Designations are Hard

A few days back, I got a call from somebody who wanted to collaborate on a venture with me.

Hi Jitin, so I see you are an engineer who has worked in consulting and design stuff and now make videos. You have an “interesting profile” but what is it that you actually do?

I have always struggled with this problem. For my first interview, I was asked why I wanted to get into Risk Consulting when I had a profile in academic research? But, that was sometime back. I was in the same situation more recently when I left my job at KPMG to start something of my own.

The first thing was - OK, what do I enter on my website and LinkedIn? I was no longer the ‘Analyst’ that most people understood easily or at least felt they did understand what I did. Perhaps they felt it was something like ‘glare at a computer screen making charts and presentations’ which wouldn’t be entirely wrong.

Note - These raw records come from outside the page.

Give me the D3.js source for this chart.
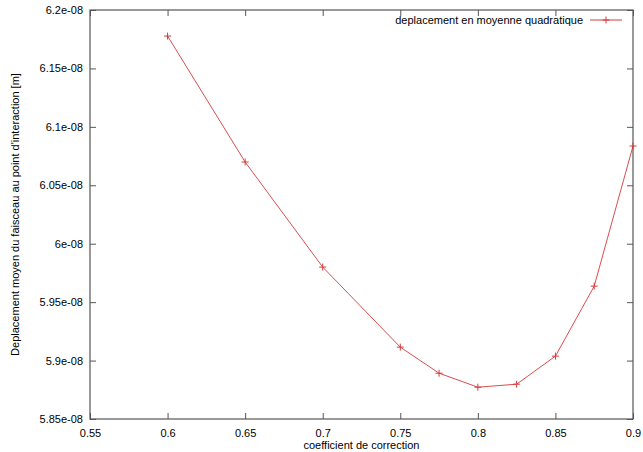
<!DOCTYPE html>
<html>
<head>
<meta charset="utf-8">
<script src="https://cdn.jsdelivr.net/npm/d3@7"></script>
<style>
  body { margin: 0; background: #fff; }
  text { font-family: "Liberation Sans", Arial, sans-serif; font-size: 11px; fill: #000; }
</style>
</head>
<body>
<svg id="chart" width="643" height="452"></svg>
<script>
const coef = [0.6, 0.65, 0.7, 0.75, 0.775, 0.8, 0.825, 0.85, 0.875, 0.9];
const deplacement = [6.1777e-8, 6.0699e-8, 5.980e-8, 5.9115e-8, 5.8892e-8, 5.8772e-8, 5.8798e-8, 5.9038e-8, 5.9637e-8, 6.0836e-8];
const xTicks = [0.55, 0.6, 0.65, 0.7, 0.75, 0.8, 0.85, 0.9];
const yTicks = [5.85e-8, 5.9e-8, 5.95e-8, 6e-8, 6.05e-8, 6.1e-8, 6.15e-8, 6.2e-8];
const yLabels = ['5.85e-08', '5.9e-08', '5.95e-08', '6e-08', '6.05e-08', '6.1e-08', '6.15e-08', '6.2e-08'];
const legendLabel = 'deplacement en moyenne quadratique';

const mLeft = 90, mRight = 633, mTop = 10, mBottom = 419;
const svg = d3.select('#chart');

const x = d3.scaleLinear().domain([0.55, 0.9]).range([mLeft, mRight]);
const y = d3.scaleLinear().domain([5.85e-8, 6.2e-8]).range([mBottom, mTop]);

const axisColor = '#555';

// bottom axis (ticks inward)
const gx = svg.append('g')
  .attr('transform', `translate(0, ${mBottom})`)
  .call(d3.axisBottom(x).tickValues(xTicks).tickSize(-6).tickPadding(10).tickFormat(d3.format('')));
// top mirror ticks
const gxt = svg.append('g')
  .attr('transform', `translate(0, ${mTop})`)
  .call(d3.axisTop(x).tickValues(xTicks).tickSize(-6).tickFormat(''));
// left axis
const gy = svg.append('g')
  .attr('transform', `translate(${mLeft}, 0)`)
  .call(d3.axisLeft(y).tickValues(yTicks).tickSize(-6).tickPadding(7)
    .tickFormat((d, i) => yLabels[i]));
// right mirror ticks
const gyr = svg.append('g')
  .attr('transform', `translate(${mRight}, 0)`)
  .call(d3.axisRight(y).tickValues(yTicks).tickSize(-6).tickFormat(''));

[gx, gxt, gy, gyr].forEach(g => {
  g.select('.domain').remove();
  g.selectAll('.tick line').attr('stroke', axisColor);
  g.selectAll('text').attr('font-size', 11).attr('font-family', '"Liberation Sans", Arial, sans-serif').attr('fill', '#000');
});

// frame
svg.append('rect')
  .attr('x', mLeft).attr('y', mTop)
  .attr('width', mRight - mLeft).attr('height', mBottom - mTop)
  .attr('fill', 'none').attr('stroke', axisColor).attr('stroke-width', 1.2);

// axis titles
svg.append('text')
  .attr('x', (mLeft + mRight) / 2).attr('y', 449)
  .attr('text-anchor', 'middle')
  .text('coefficient de correction');

svg.append('text')
  .attr('transform', `translate(19, ${(mTop + mBottom) / 2}) rotate(-90)`)
  .attr('text-anchor', 'middle')
  .text("Deplacement moyen du faisceau au point d'interaction [m]");

// data line
const pts = coef.map((c, i) => [c, deplacement[i]]);
const red = '#d43a3a';

svg.append('path')
  .datum(pts)
  .attr('fill', 'none')
  .attr('stroke', red)
  .attr('stroke-width', 0.9)
  .attr('d', d3.line().x(d => x(d[0])).y(d => y(d[1])));

svg.append('g').selectAll('path')
  .data(pts)
  .join('path')
  .attr('transform', d => `translate(${x(d[0])}, ${y(d[1])})`)
  .attr('d', 'M-3.5,0H3.5M0,-3.5V3.5')
  .attr('stroke', red)
  .attr('stroke-width', 1);

// legend
svg.append('text')
  .attr('x', 583).attr('y', 24)
  .attr('text-anchor', 'end')
  .text(legendLabel);
svg.append('line')
  .attr('x1', 590).attr('x2', 622).attr('y1', 20).attr('y2', 20)
  .attr('stroke', red);
svg.append('path')
  .attr('transform', 'translate(606, 20)')
  .attr('d', 'M-3.5,0H3.5M0,-3.5V3.5')
  .attr('stroke', red);
</script>
</body>
</html>
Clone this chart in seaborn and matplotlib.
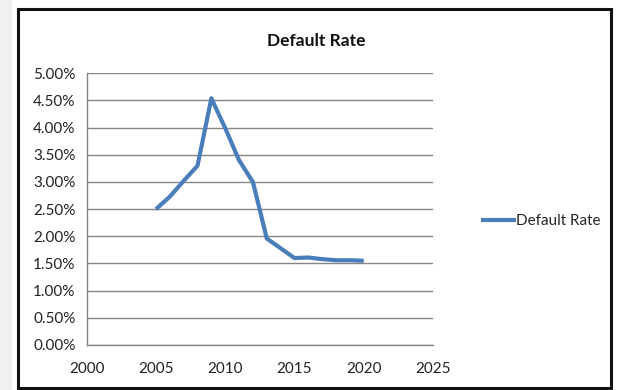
import matplotlib
matplotlib.use("Agg")
import matplotlib.pyplot as plt
from matplotlib.patches import Rectangle
from matplotlib.ticker import FuncFormatter, MultipleLocator
import pandas as pd
import seaborn as sns

# Annual default rate (fraction)
years = [2005, 2006, 2007, 2008, 2009, 2010, 2011, 2012,
         2013, 2014, 2015, 2016, 2017, 2018, 2019, 2020]
default_rate = [0.0250, 0.0273, 0.0302, 0.0330, 0.0454, 0.0399, 0.0340, 0.0300,
                0.0196, 0.0178, 0.0160, 0.0161, 0.0158, 0.0156, 0.0156, 0.0155]
series_name = "Default Rate"
x_ticks = [2000, 2005, 2010, 2015, 2020, 2025]

df = pd.DataFrame({"Year": years, series_name: default_rate})

sns.set_theme(style="white")
plt.rcParams["font.family"] = ["Lato", "DejaVu Sans"]

W, H = 619, 390
fig = plt.figure(figsize=(W / 100, H / 100), dpi=100)
fig.patch.set_facecolor("white")

# light margin strip on the left edge
fig.patches.append(Rectangle((0, 0), 12 / W, 1, transform=fig.transFigure,
                             facecolor="#F0F0F0", edgecolor="none", zorder=0))
# outer chart frame
fig.patches.append(Rectangle((18 / W, 1 - 388 / H), (611 - 18) / W, (388 - 9) / H,
                             transform=fig.transFigure, fill=False,
                             edgecolor="#111111", linewidth=2.2, zorder=0))

ax = fig.add_axes([86.7 / W, 1 - 345 / H, (433 - 86.7) / W, (345 - 73.3) / H])
ax.set_facecolor("none")

grid_col = "#868686"
sns.lineplot(data=df, x="Year", y=series_name, ax=ax, color="#4A7EBB",
             linewidth=3.0, label=series_name, solid_capstyle="butt",
             solid_joinstyle="round", zorder=3)

ax.set_xlim(2000, 2025)
ax.set_ylim(0, 0.05)
ax.set_xticks(x_ticks)
ax.yaxis.set_major_locator(MultipleLocator(0.005))
ax.yaxis.set_major_formatter(FuncFormatter(lambda v, _: f"{v * 100:.2f}%"))
ax.set_xlabel("")
ax.set_ylabel("")
ax.grid(axis="y", color=grid_col, linewidth=1.0)
ax.grid(axis="x", visible=False)
for side in ("top", "right"):
    ax.spines[side].set_visible(False)
for side in ("left", "bottom"):
    ax.spines[side].set_color(grid_col)
    ax.spines[side].set_linewidth(1.0)
ax.tick_params(axis="both", direction="out", length=5, width=1.0,
               color=grid_col, labelsize=11, labelcolor="#222222")
ax.tick_params(axis="y", pad=3)
ax.tick_params(axis="x", pad=7)

fig.text(316 / W, 1 - 41 / H, "Default Rate", ha="center", va="center",
         fontsize=12.5, fontweight="bold", color="#111111")

ax.legend(loc="center left", bbox_to_anchor=(473 / W, 1 - 221 / H),
          bbox_transform=fig.transFigure, frameon=False, fontsize=11,
          handlelength=2.3, handletextpad=0.0, borderpad=0)

fig.savefig("out.png", dpi=100)
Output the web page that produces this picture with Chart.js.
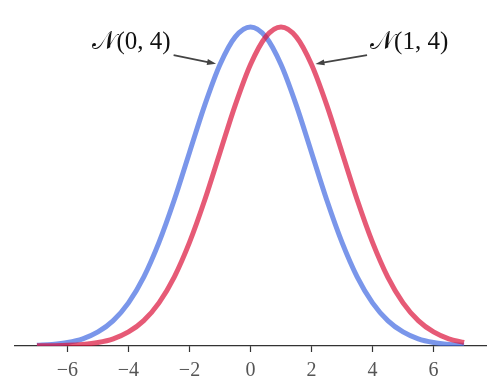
<!DOCTYPE html>
<html><head><meta charset="utf-8">
<script src="https://cdn.jsdelivr.net/npm/chart.js@4.4.0/dist/chart.umd.min.js"></script>
<style>html,body{margin:0;padding:0;background:#fff}#wrap{width:500px;height:389px}</style>
</head><body><div id="wrap"><canvas id="c" width="500" height="389"></canvas></div>
<script>
const xValues = [-7,-6.5,-6,-5.5,-5,-4.5,-4,-3.5,-3,-2.5,-2,-1.5,-1,-0.5,0,0.5,1,1.5,2,2.5,3,3.5,4,4.5,5,5.5,6,6.5,7];
const blueValues = [0.0004,0.0010,0.0022,0.0045,0.0088,0.0159,0.0270,0.0431,0.0648,0.0913,0.1210,0.1506,0.1760,0.1933,0.1995,0.1933,0.1760,0.1506,0.1210,0.0913,0.0648,0.0431,0.0270,0.0159,0.0088,0.0045,0.0022,0.0010,0.0004];
const redValues = [0.0001,0.0002,0.0004,0.0010,0.0022,0.0045,0.0088,0.0159,0.0270,0.0431,0.0648,0.0913,0.1210,0.1506,0.1760,0.1933,0.1995,0.1933,0.1760,0.1506,0.1210,0.0913,0.0648,0.0431,0.0270,0.0159,0.0088,0.0045,0.0022];
const seriesLabels = ['\u{1D4A9}(0, 4)', '\u{1D4A9}(1, 4)'];
const tickValues = [-6,-4,-2,0,2,4,6];
const tickLabels = ['\u22126','\u22124','\u22122','0','2','4','6'];

const annotations = [
  {text: seriesLabels[0], tx: -3.9, ty: 0.190, ax: -1.0, ay: 0.176, from: 'right'},
  {text: seriesLabels[1], tx: 5.2, ty: 0.190, ax: 2.0, ay: 0.176, from: 'left'}
];

const annotate = {
  id: 'annotate',
  afterDatasetsDraw(chart) {
    const {ctx, scales:{x, y}} = chart;
    ctx.save();
    ctx.font = '25px "Liberation Serif", "DejaVu Serif", serif';
    ctx.textAlign = 'center';
    ctx.textBaseline = 'middle';
    annotations.forEach(a => {
      const px = x.getPixelForValue(a.tx), py = y.getPixelForValue(a.ty);
      ctx.fillStyle = '#111';
      ctx.fillText(a.text, px, py);
      const w = ctx.measureText(a.text).width;
      const sx = a.from === 'right' ? px + w/2 + 3 : px - w/2 - 3;
      const sy = py + 13;
      let ex = x.getPixelForValue(a.ax), ey = y.getPixelForValue(a.ay);
      const ang = Math.atan2(ey - sy, ex - sx);
      ex -= Math.cos(ang) * 4; ey -= Math.sin(ang) * 4;
      ctx.strokeStyle = '#444'; ctx.fillStyle = '#444'; ctx.lineWidth = 1.8;
      ctx.beginPath(); ctx.moveTo(sx, sy);
      ctx.lineTo(ex - Math.cos(ang)*6, ey - Math.sin(ang)*6); ctx.stroke();
      ctx.beginPath();
      ctx.moveTo(ex, ey);
      ctx.lineTo(ex - Math.cos(ang)*9 + Math.sin(ang)*3, ey - Math.sin(ang)*9 - Math.cos(ang)*3);
      ctx.lineTo(ex - Math.cos(ang)*9 - Math.sin(ang)*3, ey - Math.sin(ang)*9 + Math.cos(ang)*3);
      ctx.closePath(); ctx.fill();
    });
    ctx.restore();
  }
};

new Chart(document.getElementById('c'), {
  type: 'line',
  data: {
    datasets: [
      {label: seriesLabels[0], data: xValues.map((v,i)=>({x:v, y:blueValues[i]})), borderColor: 'rgba(65,105,225,0.7)', borderWidth: 5, pointRadius: 0, cubicInterpolationMode: 'monotone', order: 2},
      {label: seriesLabels[1], data: xValues.map((v,i)=>({x:v, y:redValues[i]})), borderColor: 'rgba(220,20,60,0.7)', borderWidth: 5, pointRadius: 0, cubicInterpolationMode: 'monotone', order: 1}
    ]
  },
  options: {
    responsive: false, animation: false,
    layout: {padding: {left: 15, right: 14, top: 11, bottom: 0}},
    plugins: {legend: {display: false}, tooltip: {enabled: false}},
    scales: {
      x: {
        type: 'linear', min: -7.72, max: 7.72,
        afterBuildTicks: s => { s.ticks = tickValues.map(v => ({value: v})); },
        afterFit: s => { s.height = 43; },
        border: {display: true, color: '#333', width: 1.2},
        grid: {display: true, drawOnChartArea: false, drawTicks: true, tickLength: 6, color: '#333', tickWidth: 1.2},
        ticks: {
          callback: (v) => tickLabels[tickValues.indexOf(v)],
          color: '#555', padding: 7, maxRotation: 0, autoSkip: false,
          font: {family: '"Liberation Serif", "DejaVu Serif", serif', size: 20}
        }
      },
      y: {display: false, min: 0, max: 0.2095}
    }
  },
  plugins: [annotate]
});
</script></body></html>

However, The security of having an identifiable designation was not available now and I had to think of something. I looked around for ideas - most common was the ‘Content Writer’ (that I wasn’t strictly speaking) then there was ‘Freelancer’ which was more or less OK but I did not like it much.

I had started out after KPMG to start something on my own. As of now, there are just a few partners and we are not a registered company yet. So an ‘entrepreneur’ was not the right choice - it just didn’t feel right.

Although technically it was correct because at entrepreneur is not necessarily a ‘CEO @ something’ but ‘a person who organises and operates a business or businesses, taking on greater than normal financial risks in order to do so’ which technically I was. But the catch was that my business was not a registered company yet.

Also, deep down I felt it was incorrect. Why did I feel that way? Because people made me realise so. How? Sample this - a typical conversation went like:

X: So why are you moving out?

Me: I’m starting something of my own.

X: What is it related to?

Me: Tells them some of the things I had planned

X: What is the innovation here? Have you got funded? Have you saved enough for bootstrapping?

Me: Tries to explain

X: Oh, OK. Good luck. [With this look : ಠ_ಠ]

Fair enough, so no talk about being at entrepreneur before I get funded. Fine, but then what would I tell someone I do? No, I did not have this question, my father had asked me this.

After 30 minutes of discussions, where I told him the things I had planned and how I would go about it, he said “I don’t understand this working on Internet thing, but if you know what it is and what you’re doing, then go ahead”

So most things were sorted, now only the website and LinkedIn problem remained. I choose ‘Content Designer’ (because ‘pun intended’ of course) but then realised that if there was no custom designation available maybe a collection of words would work to somehow convey what I do.

Thankfully, the designation (or not having one) has not been a problem until now, and perhaps will never be as most people are concerned with the work and not the designation. But until now I had not realised that such a situation can happen where you may not have one word to describe what you do.

I choose ‘Writer, Educator, Designer, Freelancer’ - the last one for anything that did not go under the first three. Seems like the only logical thing to do. After all - ‘A Man Needs a Name’ - if you know what I mean.